Conta per me ricordare come la SIF, seconda madre comune dopo la Normale, doveva ritrovarci insieme dal 1977 (Presidente Carlo, io Vice-Presidente e Raoul dopo qualche anno Vice-Direttore de La Rivista del Nuovo Cimento). è in questa qualità che, insieme con me, direttore, e Pio Picchi, secondo Vice-Direttore della Rivista, contribuì in modo essenziale alla rinascita e al rinnovamento editoriale della Rivista (in particolare durante il periodo della mia Presidenza dal 1981 al 1998) che poi proseguì nel tempo con successo, oggi più che mai evidente sotto la direzione di Luisa Cifarelli e dell’attuale Consiglio. La sua dedizione e la sua competenza, prestata fino al 2003, quando entrambi lasciammo l’incarico, furono inestimabili anche per ciò che riguarda altre attività editoriali della SIF, per esempio nella fondazione de Il Nuovo Saggiatore nel 1985. è stato inoltre direttore di due corsi della Scuola Internazionale di Fisica “Enrico Fermi” nel 1971 ("Developments in High-Energy Physics") e nel 1980, insieme con Giovanni Costa ("Theory of Fundamental Interactions"). Nel ricordare inoltre che egli, insieme con Nicola Cabibbo e Luciano Maiani, ha ricevuto, tra i numerosi riconoscimenti, il Premio Enrico Fermi della SIF nel 2003, aggiungerò che nel 1984 aveva già ricevuto un riconoscimento alla conferenza di Bologna per il 50° anniversario della Fisica delle Interazioni Deboli e che è stato tra i fisici insigniti di riconoscimento e diploma in occasione delle celebrazioni del Centenario della SIF (Roma, Campidoglio 1997).

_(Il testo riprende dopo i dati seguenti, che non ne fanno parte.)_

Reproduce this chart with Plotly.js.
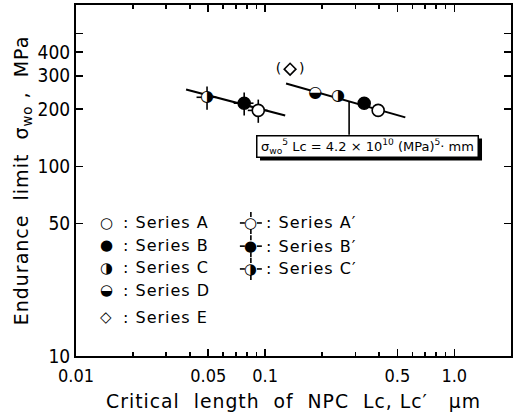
<!DOCTYPE html>
<html><head><meta charset="utf-8">
<script src="https://cdn.plot.ly/plotly-3.0.1.min.js"></script>
<style>
html,body{margin:0;padding:0;background:#fff}
#chart{width:513px;height:415px}
.annotation-text,.xtitle,.ytitle{letter-spacing:1px}
.annotation[data-index="0"] .annotation-text{letter-spacing:0}
</style>
</head><body><div id="chart"></div>
<script>
// ---- data ----
// unprimed series (right group)
const lcA = [0.396],  swA = [197];
const lcB = [0.334],  swB = [215];
const lcC = [0.243],  swC = [234];
const lcD = [0.184],  swD = [242];
const lcE = [0.1355], swE = [325];
// primed series (left group)
const lcA2 = [0.092],  swA2 = [197];
const lcB2 = [0.0775], swB2 = [215];
const lcC2 = [0.0493], swC2 = [231];
// fitted lines sigma_wo^5 * Lc = const
const fitLeftLc  = [0.0382, 0.1277], fitLeftSw  = [254, 185];
const fitRightLc = [0.129, 0.551],   fitRightSw = [273, 181];
const pointerLc = 0.278, pointerSw = 220;
// ticks
const xTickVals = [0.01, 0.05, 0.1, 0.5, 1];
const xTickText = ['0.01', '0.05', '0.1', '0.5', '1.0'];
const xMinorVals = [0.02,0.03,0.04,0.06,0.07,0.08,0.09,0.2,0.3,0.4,0.6,0.7,0.8,0.9];
const yTickVals = [10, 50, 100, 200, 300, 400, 500];
const yTickText = ['10', '50', '100', '200', '300', '400', ''];
// legend labels
const legendLeft  = [['○', ': Series A'], ['●', ': Series B'], ['◑', ': Series C'], ['◒', ': Series D'], ['◇', ': Series E']];
const legendRight = [['○', ': Series A′'], ['●', ': Series B′'], ['◑', ': Series C′']];

// ---- styles ----
const FONT = 'DejaVu Sans';
const openCircle = {symbol: 'circle', size: 12, color: '#fff', line: {color: '#000', width: 1.6}};
const fullCircle = {symbol: 'circle', size: 12, color: '#000', line: {color: '#000', width: 1.6}};
const glyphBase  = {symbol: 'circle', size: 11, color: '#fff', line: {width: 0}};
const errY = {type: 'percent', value: 14, width: 0, thickness: 1.6, color: '#000'};
const errX = {type: 'percent', value: 12, width: 0, thickness: 1.6, color: '#000'};
const glyphFont = {family: FONT, size: 16, color: '#000'};

const traces = [
  {x: fitLeftLc, y: fitLeftSw, mode: 'lines', line: {color: '#000', width: 2}},
  {x: fitRightLc, y: fitRightSw, mode: 'lines', line: {color: '#000', width: 2}},
  {x: lcA, y: swA, mode: 'markers', marker: openCircle},
  {x: lcB, y: swB, mode: 'markers', marker: fullCircle},
  {x: lcC, y: swC, mode: 'markers+text', marker: glyphBase, text: ['◑'], textposition: 'middle center', textfont: glyphFont},
  {x: lcD, y: swD, mode: 'markers+text', marker: glyphBase, text: ['◒'], textposition: 'middle center', textfont: glyphFont},
  {x: lcE, y: swE, mode: 'markers+text', marker: {symbol: 'diamond-open', size: 9, color: '#000', line: {width: 1.6}},
   text: ['(    )'], textposition: 'middle center', textfont: {family: FONT, size: 14, color: '#000'}},
  {x: lcA2, y: swA2, mode: 'markers', marker: openCircle, error_y: errY, error_x: errX},
  {x: lcB2, y: swB2, mode: 'markers', marker: fullCircle, error_y: errY, error_x: errX},
  {x: lcC2, y: swC2, mode: 'markers+text', marker: glyphBase, text: ['◑'], textposition: 'middle center', textfont: glyphFont,
   error_y: errY, error_x: errX}
];

// ---- annotations: equation box, pointer, legend ----
const boxText = 'σ<sub>wo</sub><sup>5</sup> Lc = 4.2 × 10<sup>10</sup> (MPa)<sup>5</sup>· mm';
const boxX = 0.669, boxY = 0.597;
const boxW = 216, boxH = 16;
const annotations = [
  {xref: 'paper', yref: 'paper', x: boxX, y: boxY, xanchor: 'center', yanchor: 'middle', text: boxText, showarrow: false,
   width: boxW, height: boxH, align: 'center', valign: 'middle',
   font: {family: FONT, size: 13, color: '#000'}, bgcolor: '#fff', bordercolor: '#000', borderwidth: 1.5, borderpad: 2},
  {xref: 'x', yref: 'y', x: Math.log10(pointerLc), y: Math.log10(pointerSw), text: '', showarrow: true,
   arrowhead: 0, arrowwidth: 1.6, arrowcolor: '#000', ax: 0, ay: 35, standoff: 0}
];
// drop shadow of the equation box
const shapes = [
  {type: 'rect', xref: 'paper', yref: 'paper', xsizemode: 'pixel', ysizemode: 'pixel',
   xanchor: boxX, yanchor: boxY, x0: -boxW / 2 - 3 + 4, x1: boxW / 2 + 3 + 4, y0: -boxH / 2 - 3 - 3, y1: boxH / 2 + 3 - 3,
   fillcolor: '#000', line: {width: 0}}
];
const leftSymX = 0.071, leftTextX = 0.103, rightSymX = 0.402, rightTextX = 0.432;
const rowsLeft = [0.379, 0.316, 0.251, 0.188, 0.111];
const rowsRight = [0.379, 0.313, 0.248];
legendLeft.forEach((d, i) => {
  annotations.push({xref: 'paper', yref: 'paper', x: leftSymX, y: rowsLeft[i], text: d[0], showarrow: false,
    xanchor: 'center', yanchor: 'middle', font: {family: FONT, size: 15, color: '#000'}});
  annotations.push({xref: 'paper', yref: 'paper', x: leftTextX, y: rowsLeft[i], text: d[1], showarrow: false,
    xanchor: 'left', yanchor: 'middle', font: {family: FONT, size: 16, color: '#000'}});
});
legendRight.forEach((d, i) => {
  annotations.push({xref: 'paper', yref: 'paper', x: rightSymX, y: rowsRight[i], text: d[0], showarrow: false,
    xanchor: 'center', yanchor: 'middle', font: {family: FONT, size: 15, color: '#000'}});
  annotations.push({xref: 'paper', yref: 'paper', x: rightTextX, y: rowsRight[i], text: d[1], showarrow: false,
    xanchor: 'left', yanchor: 'middle', font: {family: FONT, size: 16, color: '#000'}});
  [[0, 6, 0, 11], [0, -6, 0, -11], [6, 0, 11, 0], [-6, 0, -11, 0]].forEach(s => {
    shapes.push({type: 'line', xref: 'paper', yref: 'paper', xsizemode: 'pixel', ysizemode: 'pixel',
      xanchor: rightSymX, yanchor: rowsRight[i], x0: s[0], y0: s[1], x1: s[2], y1: s[3],
      line: {color: '#000', width: 1.6}});
  });
});

const layout = {
  width: 513, height: 415,
  margin: {l: 76, r: 2, t: 5, b: 59},
  paper_bgcolor: '#fff', plot_bgcolor: '#fff',
  showlegend: false,
  font: {family: FONT, color: '#000'},
  xaxis: {
    type: 'log', range: [-2, 0.3], showgrid: false, zeroline: false,
    showline: true, linecolor: '#000', linewidth: 2, mirror: 'allticks',
    ticks: 'inside', ticklen: 7, tickwidth: 1.5, tickcolor: '#000',
    tickmode: 'array', tickvals: xTickVals, ticktext: xTickText, ticklabelstandoff: 2,
    tickfont: {family: 'DejaVu Sans Condensed', size: 18, color: '#000'},
    minor: {tickmode: 'array', tickvals: xMinorVals, ticks: 'inside', ticklen: 4, tickwidth: 1.5, tickcolor: '#000', showgrid: false},
    title: {text: 'Critical  length  of  NPC  Lc, Lc′   μm', font: {family: FONT, size: 18.8, color: '#000'}, standoff: 10}
  },
  yaxis: {
    type: 'log', range: [1, 2.85], showgrid: false, zeroline: false,
    showline: true, linecolor: '#000', linewidth: 2, mirror: 'allticks',
    ticks: 'inside', ticklen: 7, tickwidth: 1.5, tickcolor: '#000',
    tickmode: 'array', tickvals: yTickVals, ticktext: yTickText,
    tickfont: {family: 'DejaVu Sans Condensed', size: 19, color: '#000'},
    title: {text: 'Endurance  limit  σ<sub>wo</sub> ,  MPa', font: {family: FONT, size: 19, color: '#000'}, standoff: 4}
  },
  annotations: annotations,
  shapes: shapes
};
Plotly.newPlot('chart', traces, layout, {staticPlot: true, displayModeBar: false});
</script>
</body></html>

Ricordarlo quindi è non solo ripetere i suoi meriti scientifici ma ritornare alla sua storia umana ricca di valori e qualità non comuni che ispiravano stima, affetto e ammirazione. Piuttosto schivo e lontano dalla benché minima presunzione, dotato di una squisita sensibilità culturale ed umana, rendeva preziosa la sua amicizia. Dei suoi figli, della sua famiglia, dei suoi nipoti, non resta che condividere non solo il cordoglio ma una grande nostalgia.